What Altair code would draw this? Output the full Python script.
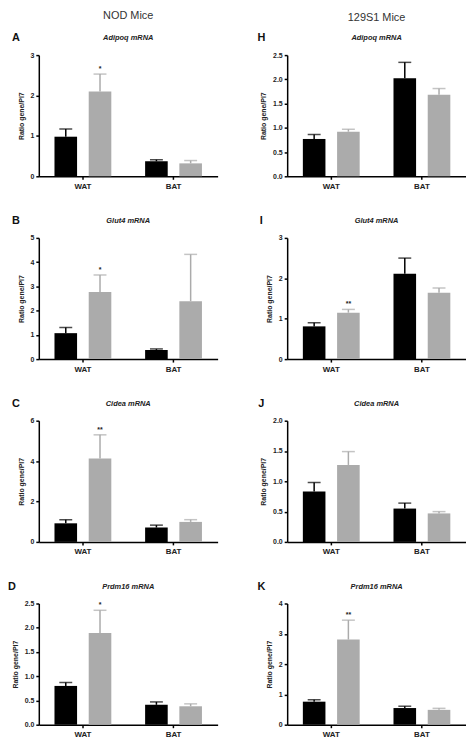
import altair as alt
import pandas as pd

FONT = "Liberation Sans"
BLACK = "#000000"
GRAY = "#ababab"

tissues = ["WAT", "BAT"]
groups = ["Group 1", "Group 2"]
y_title = "Ratio gene/Pl7"
headers = ["NOD Mice", "129S1 Mice"]

# order of each list: WAT-black, WAT-gray, BAT-black, BAT-gray
# NOD mice
A_mean = [0.98, 2.10, 0.37, 0.32]
A_upper = [1.17, 2.53, 0.41, 0.39]
A_star = ["", "*", "", ""]

B_mean = [1.07, 2.77, 0.38, 2.39]
B_upper = [1.30, 3.47, 0.42, 4.32]
B_star = ["", "*", "", ""]

C_mean = [0.92, 4.13, 0.71, 0.99]
C_upper = [1.10, 5.30, 0.83, 1.10]
C_star = ["", "**", "", ""]

D_mean = [0.80, 1.89, 0.41, 0.38]
D_upper = [0.87, 2.36, 0.47, 0.43]
D_star = ["", "*", "", ""]

# 129S1 mice
H_mean = [0.77, 0.92, 2.02, 1.68]
H_upper = [0.86, 0.97, 2.35, 1.81]
H_star = ["", "", "", ""]

I_mean = [0.81, 1.15, 2.11, 1.64]
I_upper = [0.90, 1.23, 2.50, 1.76]
I_star = ["", "**", "", ""]

J_mean = [0.83, 1.27, 0.55, 0.47]
J_upper = [0.98, 1.49, 0.64, 0.50]
J_star = ["", "", "", ""]

K_mean = [0.76, 2.81, 0.55, 0.49]
K_upper = [0.82, 3.45, 0.61, 0.54]
K_star = ["", "**", "", ""]

W = 180
H = 122


def panel(letter, gene, mean, upper, star, ymax, ticks, fmt, lx, header=None, hy=-39):
    df = pd.DataFrame({
        "tissue": [t for t in tissues for g in groups],
        "group": [g for t in tissues for g in groups],
        "mean": mean,
        "upper": upper,
        "star": star,
    })
    x = alt.X("tissue:N", sort=tissues,
              scale=alt.Scale(paddingInner=0.373, paddingOuter=0.173),
              axis=alt.Axis(title=None, labelAngle=0, labelFontSize=8, labelPadding=3))
    xo = alt.XOffset("group:N", sort=groups,
                     scale=alt.Scale(paddingInner=0.34, paddingOuter=0))
    col = alt.Color("group:N", sort=groups,
                    scale=alt.Scale(domain=groups, range=[BLACK, GRAY]), legend=None)
    ysc = alt.Scale(domain=[0, ymax], nice=False, zero=True)
    yax = alt.Axis(values=ticks, format=fmt, title=y_title, titlePadding=6)

    def Y(f):
        return alt.Y(f, scale=ysc, axis=yax)

    base = alt.Chart(df)
    bars = base.mark_bar().encode(x=x, xOffset=xo, y=Y("mean:Q"), color=col)
    err = base.mark_rule(strokeWidth=1.5).encode(
        x=x, xOffset=xo, y=Y("mean:Q"), y2="upper:Q", color=col)
    caps = base.mark_tick(thickness=1.5, size=13, orient="horizontal").encode(
        x=x, xOffset=xo, y=Y("upper:Q"), color=col)
    stars = base.mark_text(baseline="bottom", dy=-2, fontSize=7, color="#222",
                           font=FONT, fontWeight="bold").encode(
        x=x, xOffset=xo, y=Y("upper:Q"), text="star:N")

    ann = pd.DataFrame({"letter": [letter], "gene": [gene + " mRNA"],
                        "header": [header if header else ""]})
    a = alt.Chart(ann)
    letter_t = a.mark_text(fontSize=11, fontWeight="bold", font=FONT, color="#111",
                           align="center", baseline="middle").encode(
        x=alt.value(lx), y=alt.value(-17), text="letter:N")
    gene_t = a.mark_text(fontSize=7.5, fontWeight="bold", fontStyle="italic", font=FONT,
                         color="#222", align="center", baseline="middle").encode(
        x=alt.value(W / 2), y=alt.value(-17), text="gene:N")
    layers = [bars, err, caps, stars, letter_t, gene_t]
    if header:
        head_t = a.mark_text(fontSize=11, font=FONT, color="#333",
                             align="center", baseline="middle").encode(
            x=alt.value(W / 2), y=alt.value(hy), text="header:N")
        layers.append(head_t)
    return alt.layer(*layers).properties(width=W, height=H)


pA = panel("A", "Adipoq", A_mean, A_upper, A_star, 3, [0, 1, 2, 3], "d", -23, headers[0], -39)
pB = panel("B", "Glut4", B_mean, B_upper, B_star, 5, [0, 1, 2, 3, 4, 5], "d", -23)
pC = panel("C", "Cidea", C_mean, C_upper, C_star, 6, [0, 2, 4, 6], "d", -23)
pD = panel("D", "Prdm16", D_mean, D_upper, D_star, 2.5, [0, 0.5, 1, 1.5, 2, 2.5], ".1f", -27)
pH = panel("H", "Adipoq", H_mean, H_upper, H_star, 2.5, [0, 0.5, 1, 1.5, 2, 2.5], ".1f", -26, headers[1], -37)
pI = panel("I", "Glut4", I_mean, I_upper, I_star, 3, [0, 1, 2, 3], "d", -26)
pJ = panel("J", "Cidea", J_mean, J_upper, J_star, 2, [0, 0.5, 1, 1.5, 2], ".1f", -26)
pK = panel("K", "Prdm16", K_mean, K_upper, K_star, 4, [0, 1, 2, 3, 4], "d", -26)

chart = alt.concat(pA, pH, pB, pI, pC, pJ, pD, pK, columns=2,
                   spacing={"row": 62, "column": 70}, bounds="flush").properties(
    padding={"left": 0, "top": 0, "right": 0, "bottom": 0}
).configure_view(stroke=None).configure_axis(
    domainColor="black", domainWidth=1.5, tickColor="black", tickWidth=1.5, tickSize=3,
    labelFont=FONT, labelFontWeight="bold", labelFontSize=7, labelColor="#222",
    labelPadding=2, titleFont=FONT, titleFontSize=7, titleFontWeight="bold",
    titleColor="#222", grid=False,
)

chart.save("out.html", embed_options={"renderer": "svg", "actions": False})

__________

**Written problem**
Go from the first line of the listing to the line holding "return alt.Y(f, scale=ysc, axis=yax)" and, please, transcribe those lines exactly, both included, with no pictures.

**The reply**
What Altair code would draw this? Output the full Python script.
import altair as alt
import pandas as pd

FONT = "Liberation Sans"
BLACK = "#000000"
GRAY = "#ababab"

tissues = ["WAT", "BAT"]
groups = ["Group 1", "Group 2"]
y_title = "Ratio gene/Pl7"
headers = ["NOD Mice", "129S1 Mice"]

# order of each list: WAT-black, WAT-gray, BAT-black, BAT-gray
# NOD mice
A_mean = [0.98, 2.10, 0.37, 0.32]
A_upper = [1.17, 2.53, 0.41, 0.39]
A_star = ["", "*", "", ""]

B_mean = [1.07, 2.77, 0.38, 2.39]
B_upper = [1.30, 3.47, 0.42, 4.32]
B_star = ["", "*", "", ""]

C_mean = [0.92, 4.13, 0.71, 0.99]
C_upper = [1.10, 5.30, 0.83, 1.10]
C_star = ["", "**", "", ""]

D_mean = [0.80, 1.89, 0.41, 0.38]
D_upper = [0.87, 2.36, 0.47, 0.43]
D_star = ["", "*", "", ""]

# 129S1 mice
H_mean = [0.77, 0.92, 2.02, 1.68]
H_upper = [0.86, 0.97, 2.35, 1.81]
H_star = ["", "", "", ""]

I_mean = [0.81, 1.15, 2.11, 1.64]
I_upper = [0.90, 1.23, 2.50, 1.76]
I_star = ["", "**", "", ""]

J_mean = [0.83, 1.27, 0.55, 0.47]
J_upper = [0.98, 1.49, 0.64, 0.50]
J_star = ["", "", "", ""]

K_mean = [0.76, 2.81, 0.55, 0.49]
K_upper = [0.82, 3.45, 0.61, 0.54]
K_star = ["", "**", "", ""]

W = 180
H = 122


def panel(letter, gene, mean, upper, star, ymax, ticks, fmt, lx, header=None, hy=-39):
    df = pd.DataFrame({
        "tissue": [t for t in tissues for g in groups],
        "group": [g for t in tissues for g in groups],
        "mean": mean,
        "upper": upper,
        "star": star,
    })
    x = alt.X("tissue:N", sort=tissues,
              scale=alt.Scale(paddingInner=0.373, paddingOuter=0.173),
              axis=alt.Axis(title=None, labelAngle=0, labelFontSize=8, labelPadding=3))
    xo = alt.XOffset("group:N", sort=groups,
                     scale=alt.Scale(paddingInner=0.34, paddingOuter=0))
    col = alt.Color("group:N", sort=groups,
                    scale=alt.Scale(domain=groups, range=[BLACK, GRAY]), legend=None)
    ysc = alt.Scale(domain=[0, ymax], nice=False, zero=True)
    yax = alt.Axis(values=ticks, format=fmt, title=y_title, titlePadding=6)

    def Y(f):
        return alt.Y(f, scale=ysc, axis=yax)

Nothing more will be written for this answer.